A troca na gestão do programa, contudo, ainda depende de aprovação no Congresso, onde deve enfrentar resistências. A avaliação de parlamentares é que o programa funciona bem no atual formato, com emendas muitas vezes sendo liberadas de forma mais célere que em outras pastas.

Técnicos do governo costumam ressaltar a maior capacidade operacional do Ministério da Defesa, menos afeito a mudanças em seus quadros por questões políticas. A maioria dos projetos é de execução direta da própria pasta, o que facilita o trâmite.

Parlamentares do MDB e do PSD afirmam que a possibilidade de o Calha Norte ser transferido para um ministério hoje sob influência do União Brasil pode causar “ruído” na base aliada.

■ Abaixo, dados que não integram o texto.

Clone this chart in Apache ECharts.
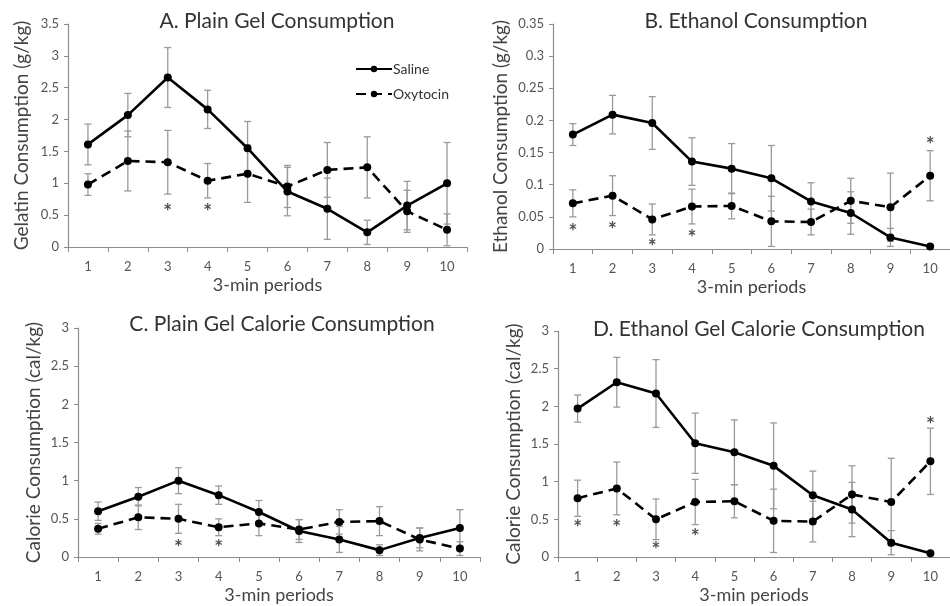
<!DOCTYPE html>
<html>
<head>
<meta charset="utf-8">
<script src="https://cdn.jsdelivr.net/npm/echarts@6/dist/echarts.min.js"></script>
<style>
  html, body { margin: 0; padding: 0; background: #fff; }
  #chart { width: 950px; height: 606px; }
</style>
</head>
<body>
<div id="chart"></div>
<script>
// periods on the x axis
const periods = ['1', '2', '3', '4', '5', '6', '7', '8', '9', '10'];

// A. plain gel (g/kg)
const plainSaline = [1.61, 2.07, 2.66, 2.16, 1.55, 0.87, 0.60, 0.23, 0.65, 1.00];
const plainSalineErr = [0.32, 0.34, 0.47, 0.30, 0.42, 0.38, 0.48, 0.19, 0.38, 0.64];
const plainOxy = [0.98, 1.35, 1.33, 1.04, 1.15, 0.95, 1.21, 1.25, 0.56, 0.27];
const plainOxyErr = [0.17, 0.47, 0.50, 0.27, 0.45, 0.33, 0.43, 0.48, 0.33, 0.25];
const plainStars = [[2, 0.63], [3, 0.63]];

// B. ethanol (g/kg)
const ethSaline = [0.178, 0.209, 0.196, 0.136, 0.125, 0.110, 0.074, 0.056, 0.018, 0.004];
const ethSalineErr = [0.017, 0.030, 0.041, 0.037, 0.039, 0.051, 0.029, 0.033, 0.014, 0.002];
const ethOxy = [0.071, 0.083, 0.046, 0.066, 0.067, 0.043, 0.042, 0.075, 0.065, 0.114];
const ethOxyErr = [0.021, 0.031, 0.024, 0.027, 0.020, 0.039, 0.020, 0.035, 0.053, 0.039];
const ethStars = [[0, 0.034], [1, 0.037], [2, 0.010], [3, 0.025], [9, 0.169]];

// C. plain gel calories (cal/kg)
const plainCalSaline = [0.60, 0.79, 1.00, 0.81, 0.59, 0.34, 0.23, 0.09, 0.25, 0.38];
const plainCalSalineErr = [0.12, 0.12, 0.17, 0.12, 0.15, 0.15, 0.17, 0.07, 0.13, 0.24];
const plainCalOxy = [0.37, 0.52, 0.50, 0.39, 0.44, 0.36, 0.46, 0.47, 0.23, 0.11];
const plainCalOxyErr = [0.07, 0.16, 0.19, 0.11, 0.16, 0.13, 0.16, 0.19, 0.15, 0.09];
const plainCalStars = [[2, 0.175], [3, 0.175]];

// D. ethanol gel calories (cal/kg)
const ethCalSaline = [1.97, 2.32, 2.17, 1.51, 1.39, 1.21, 0.82, 0.63, 0.19, 0.05];
const ethCalSalineErr = [0.18, 0.33, 0.45, 0.40, 0.43, 0.57, 0.32, 0.36, 0.16, 0.02];
const ethCalOxy = [0.78, 0.91, 0.50, 0.73, 0.74, 0.48, 0.47, 0.83, 0.73, 1.27];
const ethCalOxyErr = [0.24, 0.35, 0.27, 0.30, 0.22, 0.42, 0.27, 0.38, 0.58, 0.44];
const ethCalStars = [[0, 0.45], [1, 0.45], [2, 0.15], [3, 0.33], [9, 1.82]];

const FONT = 'Lato, "Open Sans", sans-serif';
const axisGray = '#8c8c8c';

const chart = echarts.init(document.getElementById('chart'));

// error bar with small caps
function errBar(params, api) {
  const x = api.value(0);
  const top = api.coord([x, api.value(2)]);
  const bot = api.coord([x, api.value(1)]);
  const cap = 3.5;
  const style = { stroke: '#9a9a9a', lineWidth: 1.3 };
  return {
    type: 'group',
    children: [
      { type: 'line', shape: { x1: top[0], y1: top[1], x2: bot[0], y2: bot[1] }, style: style },
      { type: 'line', shape: { x1: top[0] - cap, y1: top[1], x2: top[0] + cap, y2: top[1] }, style: style },
      { type: 'line', shape: { x1: bot[0] - cap, y1: bot[1], x2: bot[0] + cap, y2: bot[1] }, style: style }
    ]
  };
}

const panels = [
  { title: 'A. Plain Gel Consumption', yName: 'Gelatin Consumption (g/kg)', max: 3.5, step: 0.5,
    grid: { left: 68, top: 24, width: 399, height: 223 }, titlePos: [272, 6], nameGap: 37,
    saline: plainSaline, salineErr: plainSalineErr, oxy: plainOxy, oxyErr: plainOxyErr, stars: plainStars },
  { title: 'B. Ethanol Consumption', yName: 'Ethanol Consumption (g/kg)', max: 0.35, step: 0.05,
    grid: { left: 553, top: 24, width: 401, height: 225 }, titlePos: [751, 6], nameGap: 43,
    saline: ethSaline, salineErr: ethSalineErr, oxy: ethOxy, oxyErr: ethOxyErr, stars: ethStars },
  { title: 'C. Plain Gel Calorie Consumption', yName: 'Calorie Consumption (cal/kg)', max: 3, step: 0.5,
    grid: { left: 78, top: 328, width: 402, height: 229 }, titlePos: [277, 309], nameGap: 35,
    saline: plainCalSaline, salineErr: plainCalSalineErr, oxy: plainCalOxy, oxyErr: plainCalOxyErr, stars: plainCalStars },
  { title: 'D. Ethanol Gel Calorie Consumption', yName: 'Calorie Consumption (cal/kg)', max: 3, step: 0.5,
    grid: { left: 558, top: 331, width: 402, height: 226 }, titlePos: [754, 314], nameGap: 35,
    saline: ethCalSaline, salineErr: ethCalSalineErr, oxy: ethCalOxy, oxyErr: ethCalOxyErr, stars: ethCalStars }
];

const grids = [], xAxes = [], yAxes = [], titles = [], series = [];

panels.forEach((p, i) => {
  grids.push(p.grid);
  titles.push({
    text: p.title, left: p.titlePos[0], top: p.titlePos[1], textAlign: 'center',
    textStyle: { fontFamily: FONT, fontSize: 21, fontWeight: 'normal', color: '#333' }
  });
  xAxes.push({
    type: 'category', gridIndex: i, data: periods, boundaryGap: true,
    name: '3-min periods', nameLocation: 'middle', nameGap: 29,
    nameTextStyle: { fontFamily: FONT, fontSize: 18, color: '#444' },
    axisLine: { lineStyle: { color: axisGray, width: 1.2 } },
    axisTick: { show: true, length: 5, lineStyle: { color: axisGray } },
    axisLabel: { fontFamily: FONT, fontSize: 13, color: '#555', margin: 13 },
    splitLine: { show: false }
  });
  yAxes.push({
    type: 'value', gridIndex: i, min: 0, max: p.max, interval: p.step,
    name: p.yName, nameLocation: 'middle', nameGap: p.nameGap,
    nameTextStyle: { fontFamily: FONT, fontSize: 19, color: '#444' },
    axisLine: { show: true, lineStyle: { color: axisGray, width: 1.2 } },
    axisTick: { show: true, length: 4, lineStyle: { color: axisGray } },
    axisLabel: { fontFamily: FONT, fontSize: 13, color: '#555', margin: 9 },
    splitLine: { show: false }
  });

  const bars = [];
  p.saline.forEach((v, k) => bars.push([k, v - p.salineErr[k], v + p.salineErr[k]]));
  p.oxy.forEach((v, k) => bars.push([k, v - p.oxyErr[k], v + p.oxyErr[k]]));
  series.push({
    type: 'custom', name: 'err' + i, xAxisIndex: i, yAxisIndex: i,
    renderItem: errBar, data: bars, z: 1, silent: true
  });
  series.push({
    type: 'line', name: 'Saline', xAxisIndex: i, yAxisIndex: i, data: p.saline,
    symbol: 'circle', symbolSize: 8, z: 3,
    itemStyle: { color: '#000' }, lineStyle: { color: '#000', width: 2.6 }
  });
  series.push({
    type: 'line', name: 'Oxytocin', xAxisIndex: i, yAxisIndex: i, data: p.oxy,
    symbol: 'circle', symbolSize: 8, z: 3,
    itemStyle: { color: '#000' }, lineStyle: { color: '#000', width: 2.6, type: [10, 6] }
  });
  series.push({
    type: 'scatter', name: 'sig' + i, xAxisIndex: i, yAxisIndex: i, data: p.stars,
    symbolSize: 1, itemStyle: { color: 'rgba(0,0,0,0)' }, silent: true, z: 4,
    label: { show: true, position: 'inside', formatter: '*', offset: [0, 5],
      fontFamily: FONT, fontSize: 21, fontWeight: 'bold', color: '#222' }
  });
});

const option = {
  animation: false,
  backgroundColor: '#fff',
  title: titles,
  grid: grids,
  xAxis: xAxes,
  yAxis: yAxes,
  legend: {
    data: ['Saline', 'Oxytocin'], orient: 'vertical', left: 350, top: 57,
    itemWidth: 36, itemHeight: 8, itemGap: 11,
    textStyle: { fontFamily: FONT, fontSize: 14, color: '#333', padding: [0, 0, 0, -4] }
  },
  series: series
};

chart.setOption(option);
</script>
</body>
</html>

— Qualquer mudança em áreas onde parlamentares estão satisfeitos, via de regra, traz algum tipo de ruído. Os parlamentares aprovam a gestão do programa, porque funciona de forma organizada — afirma o senador Eduardo Braga (MDB-AM).

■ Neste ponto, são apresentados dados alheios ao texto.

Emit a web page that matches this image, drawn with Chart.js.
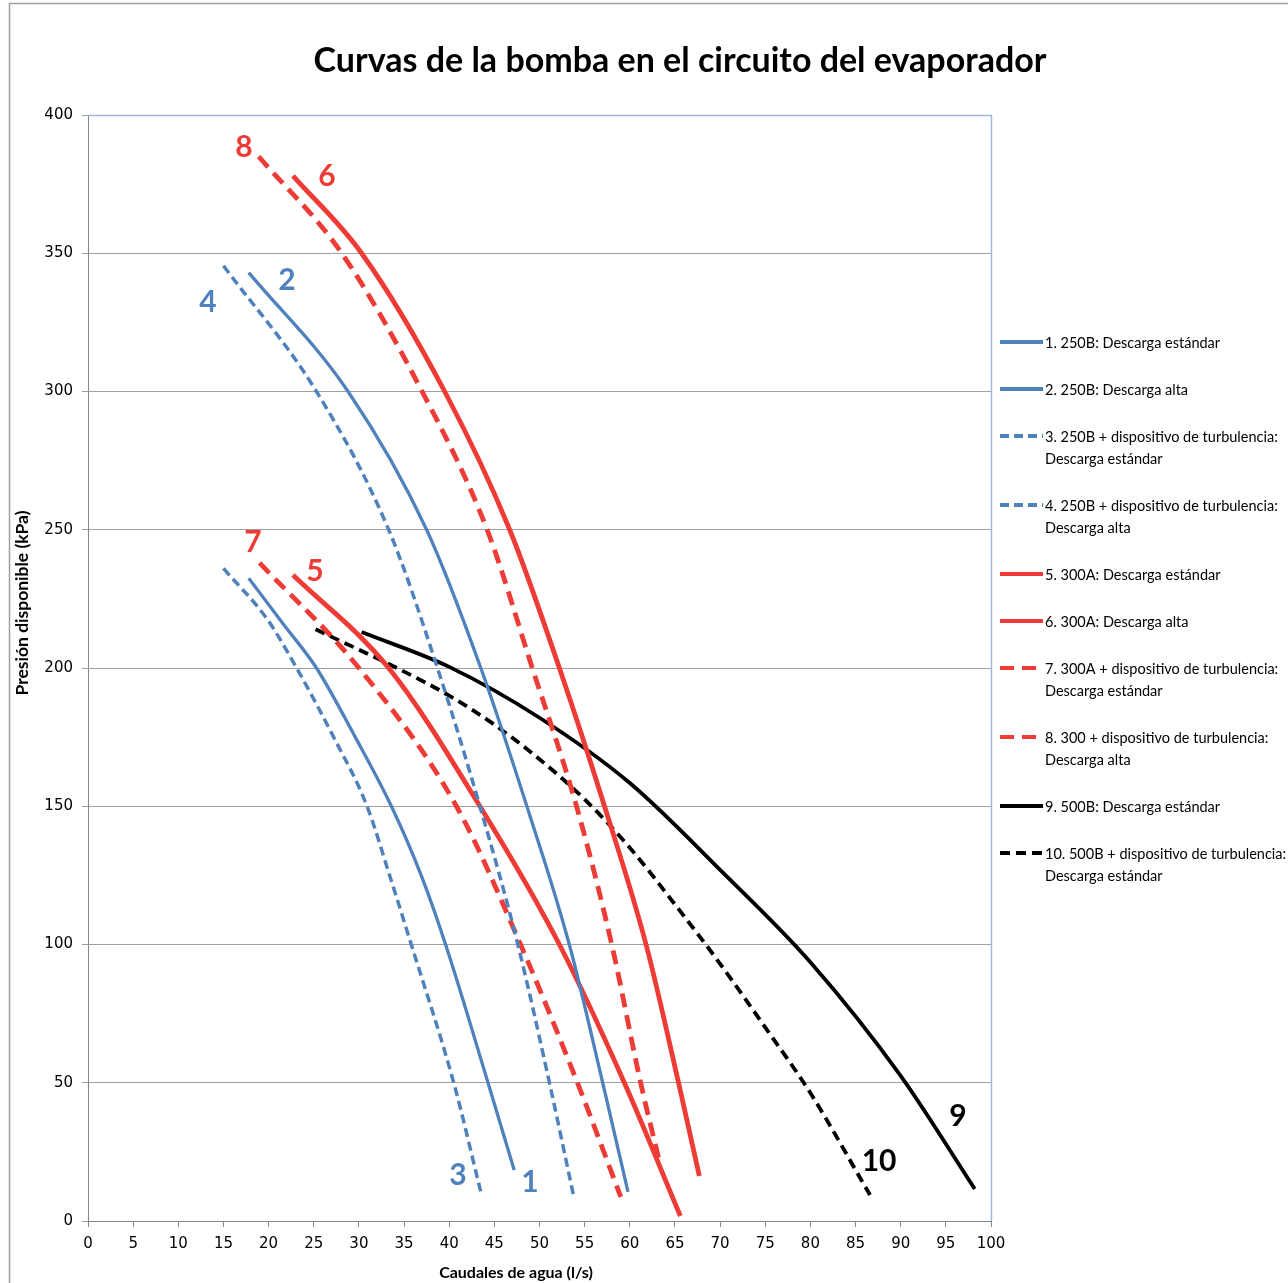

Embora pensado como forma de levar infraestrutura à região de fronteira, o Calha Norte foi expandido nos últimos anos e passou a atender até mesmo estados fora da área fronteiriça, como o Tocantins. O maior interesse de senadores e deputados é na destinação mais rápida do dinheiro do programa para os redutos eleitorais.

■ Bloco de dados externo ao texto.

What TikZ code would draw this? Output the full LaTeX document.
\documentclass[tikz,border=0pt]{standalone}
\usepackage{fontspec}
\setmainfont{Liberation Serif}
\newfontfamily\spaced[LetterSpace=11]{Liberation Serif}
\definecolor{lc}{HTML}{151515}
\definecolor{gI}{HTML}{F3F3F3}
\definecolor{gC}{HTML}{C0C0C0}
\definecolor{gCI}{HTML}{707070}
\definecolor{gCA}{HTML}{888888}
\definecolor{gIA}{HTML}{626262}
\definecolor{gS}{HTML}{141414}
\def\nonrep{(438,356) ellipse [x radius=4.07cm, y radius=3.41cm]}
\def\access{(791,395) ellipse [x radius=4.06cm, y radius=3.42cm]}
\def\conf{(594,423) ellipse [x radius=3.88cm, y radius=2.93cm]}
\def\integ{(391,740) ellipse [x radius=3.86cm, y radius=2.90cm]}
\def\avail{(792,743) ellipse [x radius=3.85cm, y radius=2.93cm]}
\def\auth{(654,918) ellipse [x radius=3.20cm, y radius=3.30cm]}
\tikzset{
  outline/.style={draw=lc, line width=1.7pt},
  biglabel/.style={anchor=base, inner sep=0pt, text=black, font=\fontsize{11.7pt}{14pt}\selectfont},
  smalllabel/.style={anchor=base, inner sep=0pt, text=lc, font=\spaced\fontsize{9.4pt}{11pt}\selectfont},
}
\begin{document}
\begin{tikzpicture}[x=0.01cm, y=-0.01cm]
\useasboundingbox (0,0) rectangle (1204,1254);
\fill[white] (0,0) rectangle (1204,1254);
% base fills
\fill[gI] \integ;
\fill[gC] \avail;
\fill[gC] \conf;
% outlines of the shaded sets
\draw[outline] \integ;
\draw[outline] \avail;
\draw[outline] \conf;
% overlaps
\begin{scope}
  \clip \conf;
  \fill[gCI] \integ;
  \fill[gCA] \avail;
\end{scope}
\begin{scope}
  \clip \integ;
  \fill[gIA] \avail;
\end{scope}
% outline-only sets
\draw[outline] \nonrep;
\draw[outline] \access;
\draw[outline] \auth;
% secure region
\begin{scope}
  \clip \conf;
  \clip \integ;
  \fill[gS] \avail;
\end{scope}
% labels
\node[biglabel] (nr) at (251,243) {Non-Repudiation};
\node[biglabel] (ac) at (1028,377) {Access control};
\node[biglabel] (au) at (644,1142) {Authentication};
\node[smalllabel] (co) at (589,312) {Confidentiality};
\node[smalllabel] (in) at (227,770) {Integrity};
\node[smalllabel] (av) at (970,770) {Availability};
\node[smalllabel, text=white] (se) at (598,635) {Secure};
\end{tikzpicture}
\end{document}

Em 18 de outubro de 2023, por exemplo, o senador Sérgio Petecão (PSD-AC) participou de uma reunião no Ministério da Defesa para tratar da liberação de recursos a Cruzeiro do Sul (AC). O município foi contemplado com seis convênios da pasta no ano passado, em um total de R$ 4,9 milhões para a construção de uma arquibancada no estádio municipal, além de compra de veículos e embarcações.

— Se o governo me ouvir, vou me movimentar para que não se mexa. Como é que vai mexer numa coisa que está dando certo? A não ser que seja para melhorar. Eu aloco a maioria das minhas emendas lá, eles dão celeridade, atendem bem, não vejo nenhum problema — disse Petecão.

Muitos recursos e diferentes destinações

  • Verba até para funerária — Em 2022, durante o governo Bolsonaro, O GLOBO revelou que o Calha Norte movimentou R$ 588 milhões do orçamento secreto, extinto posteriormente por decisão do Supremo Tribunal Federal. Deste valor, R$ 401 milhões atenderam a 11 senadores, sendo a maioria deles, à época, governista. A verba bancou uma capela funerária, praças, passarelas e edifícios que abrigariam câmaras de vereadores em duas cidades do interior do Amapá (Tartarugalzinho e Cutias) e uma no Amazonas (Careiro).
  • Campos de futebol — Em setembro de 2021, a gestão Bolsonaro liberou R$ 4,5 milhões para seis campos de grama sintética em seis bairros de Macapá. O dinheiro, também oriundo do orçamento secreto da pasta, saiu de uma indicação de Alcolumbre.